O uso de mosquitos infectados com a bactéria já foi experimentado também em uma cidade da Austrália, onde a dengue é endêmica, e o resultado é que em 2015 e 2016 lá só foram registrados casos de dengue contraídos em outros lugares.
Para Flávia Varandas Teixeira, que é gerente de projetos da Fiocruz, não existe uma solução única contra a dengue. “Não há uma metodologia única, uma bala mágica que por si só irá solucionar o problema. Existe é uma combinação de iniciativas, uma complementação de metodologias”, disse.
Transgênicos
Outro método em fase de testes no Brasil é o uso de mosquitos machos geneticamente modificados. Esses mosquitos estão sendo produzidos na cidade de Juazeiro, na Bahia, por uma parceria das empresas Oxitec do Brasil Tecnologia de Insetos e Biofábrica Moscamed.
Os mosquitos transgênicos, que não picam e não transmitem doenças, mas transferem para os filhotes um gene mortal, já foram testados nos municípios de Piracicaba (SP) e Jacobina (BA). Os primeiros resultados, segundo as empresas responsáveis, foram promissores.
Interação
Jair Fernandes Virginio, presidente da Biofábrica Moscamed, cobrou uma maior interação entre as diversas instituições de pesquisa. Ele também acredita que os métodos têm de ser complementares para acabar com o potencial do mosquito, que pode trazer outras doenças ao País.

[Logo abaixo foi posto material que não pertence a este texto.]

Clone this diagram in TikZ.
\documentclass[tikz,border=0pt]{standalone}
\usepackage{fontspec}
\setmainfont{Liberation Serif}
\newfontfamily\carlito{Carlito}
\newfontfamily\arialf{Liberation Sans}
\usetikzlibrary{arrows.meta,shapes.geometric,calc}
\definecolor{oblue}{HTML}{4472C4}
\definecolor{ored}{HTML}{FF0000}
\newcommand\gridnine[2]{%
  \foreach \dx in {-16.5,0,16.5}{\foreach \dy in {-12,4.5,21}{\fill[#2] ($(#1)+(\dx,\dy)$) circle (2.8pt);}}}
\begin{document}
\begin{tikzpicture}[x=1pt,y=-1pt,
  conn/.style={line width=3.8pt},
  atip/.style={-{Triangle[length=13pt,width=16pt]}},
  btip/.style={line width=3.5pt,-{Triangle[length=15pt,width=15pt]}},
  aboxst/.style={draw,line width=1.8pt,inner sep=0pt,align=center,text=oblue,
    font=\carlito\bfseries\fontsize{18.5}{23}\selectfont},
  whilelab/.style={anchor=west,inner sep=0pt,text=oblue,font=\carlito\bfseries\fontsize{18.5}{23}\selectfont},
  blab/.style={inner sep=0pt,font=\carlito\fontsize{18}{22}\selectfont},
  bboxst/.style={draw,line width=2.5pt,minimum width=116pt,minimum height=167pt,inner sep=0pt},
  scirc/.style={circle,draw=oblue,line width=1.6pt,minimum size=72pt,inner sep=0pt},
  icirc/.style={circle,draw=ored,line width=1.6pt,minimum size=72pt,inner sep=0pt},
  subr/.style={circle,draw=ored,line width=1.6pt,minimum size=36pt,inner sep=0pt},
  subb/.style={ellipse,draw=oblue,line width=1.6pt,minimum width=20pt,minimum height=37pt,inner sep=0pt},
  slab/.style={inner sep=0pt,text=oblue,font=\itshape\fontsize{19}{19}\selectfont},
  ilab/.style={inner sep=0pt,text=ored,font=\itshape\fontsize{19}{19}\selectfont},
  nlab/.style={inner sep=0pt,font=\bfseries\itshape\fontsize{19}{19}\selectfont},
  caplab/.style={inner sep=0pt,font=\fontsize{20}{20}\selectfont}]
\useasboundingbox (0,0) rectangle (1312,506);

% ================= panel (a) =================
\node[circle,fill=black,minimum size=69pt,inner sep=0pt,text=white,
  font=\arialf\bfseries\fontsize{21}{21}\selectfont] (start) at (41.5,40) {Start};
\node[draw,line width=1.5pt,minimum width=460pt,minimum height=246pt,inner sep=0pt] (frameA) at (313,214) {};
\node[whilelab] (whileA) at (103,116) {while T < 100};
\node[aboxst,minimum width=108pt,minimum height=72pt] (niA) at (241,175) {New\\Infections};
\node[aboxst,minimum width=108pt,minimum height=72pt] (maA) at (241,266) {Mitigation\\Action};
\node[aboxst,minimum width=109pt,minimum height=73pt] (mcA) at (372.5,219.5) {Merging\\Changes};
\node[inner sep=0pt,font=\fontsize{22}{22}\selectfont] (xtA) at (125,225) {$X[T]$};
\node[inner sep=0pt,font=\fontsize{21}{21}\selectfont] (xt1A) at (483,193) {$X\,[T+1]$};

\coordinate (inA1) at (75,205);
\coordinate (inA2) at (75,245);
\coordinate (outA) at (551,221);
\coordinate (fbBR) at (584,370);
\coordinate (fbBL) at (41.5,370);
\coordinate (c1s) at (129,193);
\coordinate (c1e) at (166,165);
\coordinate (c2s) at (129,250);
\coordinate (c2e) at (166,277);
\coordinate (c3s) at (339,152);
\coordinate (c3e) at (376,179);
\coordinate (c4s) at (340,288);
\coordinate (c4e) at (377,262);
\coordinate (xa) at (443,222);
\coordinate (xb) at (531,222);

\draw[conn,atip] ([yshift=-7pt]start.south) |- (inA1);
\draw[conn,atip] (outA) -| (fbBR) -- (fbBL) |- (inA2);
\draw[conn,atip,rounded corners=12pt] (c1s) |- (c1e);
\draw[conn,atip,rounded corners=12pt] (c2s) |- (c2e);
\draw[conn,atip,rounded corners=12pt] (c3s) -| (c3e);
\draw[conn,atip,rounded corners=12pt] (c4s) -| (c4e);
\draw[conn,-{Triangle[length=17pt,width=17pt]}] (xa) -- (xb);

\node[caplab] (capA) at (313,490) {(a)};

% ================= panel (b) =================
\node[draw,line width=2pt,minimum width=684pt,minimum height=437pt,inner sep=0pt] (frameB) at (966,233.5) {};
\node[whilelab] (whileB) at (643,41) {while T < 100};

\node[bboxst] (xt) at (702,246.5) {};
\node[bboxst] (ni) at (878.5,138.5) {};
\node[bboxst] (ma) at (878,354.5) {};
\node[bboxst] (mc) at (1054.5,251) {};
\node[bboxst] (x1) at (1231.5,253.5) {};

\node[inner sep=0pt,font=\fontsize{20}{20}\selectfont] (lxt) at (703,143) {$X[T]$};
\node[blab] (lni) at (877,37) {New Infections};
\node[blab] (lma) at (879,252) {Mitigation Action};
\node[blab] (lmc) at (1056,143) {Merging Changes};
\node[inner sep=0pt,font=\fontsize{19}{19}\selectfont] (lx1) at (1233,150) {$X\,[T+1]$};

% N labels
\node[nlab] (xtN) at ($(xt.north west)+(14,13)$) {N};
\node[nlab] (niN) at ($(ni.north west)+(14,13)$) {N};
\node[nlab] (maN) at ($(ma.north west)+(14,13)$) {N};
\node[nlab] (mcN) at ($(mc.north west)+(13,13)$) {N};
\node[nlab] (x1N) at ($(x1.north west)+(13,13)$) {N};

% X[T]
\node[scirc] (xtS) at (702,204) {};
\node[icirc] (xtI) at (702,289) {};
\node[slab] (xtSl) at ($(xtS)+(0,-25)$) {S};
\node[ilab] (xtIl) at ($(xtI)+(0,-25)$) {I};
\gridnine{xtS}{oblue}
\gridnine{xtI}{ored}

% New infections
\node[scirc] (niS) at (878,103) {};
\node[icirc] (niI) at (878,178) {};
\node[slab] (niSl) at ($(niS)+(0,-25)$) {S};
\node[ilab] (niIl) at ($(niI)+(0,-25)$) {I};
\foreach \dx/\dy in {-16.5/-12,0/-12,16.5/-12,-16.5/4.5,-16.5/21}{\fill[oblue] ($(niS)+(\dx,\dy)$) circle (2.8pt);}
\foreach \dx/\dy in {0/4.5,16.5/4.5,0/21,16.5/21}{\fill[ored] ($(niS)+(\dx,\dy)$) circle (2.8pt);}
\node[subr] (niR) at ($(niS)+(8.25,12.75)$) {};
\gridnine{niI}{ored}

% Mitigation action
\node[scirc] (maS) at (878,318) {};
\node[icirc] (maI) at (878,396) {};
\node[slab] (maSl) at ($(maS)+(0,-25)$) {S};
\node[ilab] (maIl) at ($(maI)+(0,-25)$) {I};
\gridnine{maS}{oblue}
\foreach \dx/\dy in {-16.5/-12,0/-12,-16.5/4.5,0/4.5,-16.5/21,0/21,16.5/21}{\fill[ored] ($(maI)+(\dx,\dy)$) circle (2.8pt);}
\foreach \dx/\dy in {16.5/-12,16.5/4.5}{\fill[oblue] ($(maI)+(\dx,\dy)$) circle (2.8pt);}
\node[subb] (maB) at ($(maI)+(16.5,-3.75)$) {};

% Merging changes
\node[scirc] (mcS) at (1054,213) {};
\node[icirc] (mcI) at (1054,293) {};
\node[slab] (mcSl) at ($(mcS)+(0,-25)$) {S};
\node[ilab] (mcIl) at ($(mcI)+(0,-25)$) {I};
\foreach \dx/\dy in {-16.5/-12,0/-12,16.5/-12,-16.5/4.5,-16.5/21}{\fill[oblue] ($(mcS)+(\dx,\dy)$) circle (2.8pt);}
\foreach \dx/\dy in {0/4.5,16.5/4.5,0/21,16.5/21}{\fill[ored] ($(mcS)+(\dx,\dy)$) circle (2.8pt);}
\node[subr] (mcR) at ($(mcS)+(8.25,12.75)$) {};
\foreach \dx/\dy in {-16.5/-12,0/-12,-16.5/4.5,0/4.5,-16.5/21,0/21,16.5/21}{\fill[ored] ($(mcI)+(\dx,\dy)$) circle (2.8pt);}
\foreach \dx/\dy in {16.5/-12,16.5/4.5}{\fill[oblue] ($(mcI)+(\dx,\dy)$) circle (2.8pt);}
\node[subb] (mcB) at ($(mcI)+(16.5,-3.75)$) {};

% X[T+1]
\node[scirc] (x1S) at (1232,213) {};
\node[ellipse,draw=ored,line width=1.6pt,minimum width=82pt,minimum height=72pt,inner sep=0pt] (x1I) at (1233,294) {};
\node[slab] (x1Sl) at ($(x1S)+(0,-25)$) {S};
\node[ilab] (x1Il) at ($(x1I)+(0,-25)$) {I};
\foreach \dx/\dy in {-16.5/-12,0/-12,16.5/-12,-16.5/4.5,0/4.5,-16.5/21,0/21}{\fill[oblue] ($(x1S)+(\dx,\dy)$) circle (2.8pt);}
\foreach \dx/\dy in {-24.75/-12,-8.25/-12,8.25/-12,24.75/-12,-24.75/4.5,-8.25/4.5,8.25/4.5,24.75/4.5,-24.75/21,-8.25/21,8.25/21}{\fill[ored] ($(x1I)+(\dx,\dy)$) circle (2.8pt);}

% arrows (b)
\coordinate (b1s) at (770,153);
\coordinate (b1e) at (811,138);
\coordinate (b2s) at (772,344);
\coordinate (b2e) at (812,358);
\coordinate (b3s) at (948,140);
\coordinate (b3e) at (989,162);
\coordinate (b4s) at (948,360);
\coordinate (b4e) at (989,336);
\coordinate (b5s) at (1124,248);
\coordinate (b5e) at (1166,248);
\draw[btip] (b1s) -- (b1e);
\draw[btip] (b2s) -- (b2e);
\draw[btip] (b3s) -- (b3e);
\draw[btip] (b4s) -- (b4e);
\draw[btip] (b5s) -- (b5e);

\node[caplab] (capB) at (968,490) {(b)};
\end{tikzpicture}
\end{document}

“Cientistas acreditam que mais de 24 arboviroses são transmitidas pelo vetor Aedes aegypti. Não só dengue, chikungunya e zica. Já está batendo às nossas portas a febre mayaro e vai haver seguramente outras, contra as quais não existe uma tecnologia única salvadora da pátria”, disse.
Para Cláudio Fernandes, gerente de Negócios da Oxitec do Brasil Tecnologia de Insetos, só uma ação conjunta pode trazer bons resultados contra o mosquito. “A luta contra o mosquito só vai ser possível se todos trabalharmos juntos: população, governos e representantes da sociedade, públicas e privadas”, afirmou.
Integração
Tatiana Ázara, do Programa de Controle da Dengue do Ministério da Saúde, também defendeu o chamado manejo integrado, que é o uso complementar de métodos diferentes no combate ao mosquito. Ela lamentou o uso dominante de insetisidas que, no seu entender, deveria ser o último recurso. “Essa herança de se utilizar inseticida na saúde pública vem da agricultura e deveria ser repensada”, disse.
Ázara apontou fatores que permitiram a proliferação do mosquito no Brasil, como o alto percentual (26%) de pessoas que vivem nos chamados “aglomerados subnormais”” conceito que engloba as favelas ” e a falta de saneamento básico, com o uso de lixões em 63% dos municípios.
Ao ser questionada pela presidente da comissão, deputada Conceição Sampaio (PP-AM) a respeito do grau de integração entre os diversos órgãos encarregados de combater o mosquito, tanto na esfera federal quanto municipal e estadual, a representante do Ministério da Saúde admitiu a dificuldade “de trabalhar de forma integrada”.
PEC 241
Deputados da comissão relacionaram as pesquisas e políticas de combate ao mosquito a investimentos que estariam ameaçados pela aprovação da PEC 241/16, que proíbe gastos públicos acima da inflação.
Para o deputado Adelmo Carneiro Leão (PT-MG), o investimento público é fundamental no combate ao Aedes aegypti. “Nós estamos diante de uma situação extremamente perigosa. Se não faltarem recursos para a educação ou para a saúde, vai faltar para a ciência e tecnologia”, afirmou.
A audiência pública foi solicitada pelo deputado Adail Carneiro (PP-CE).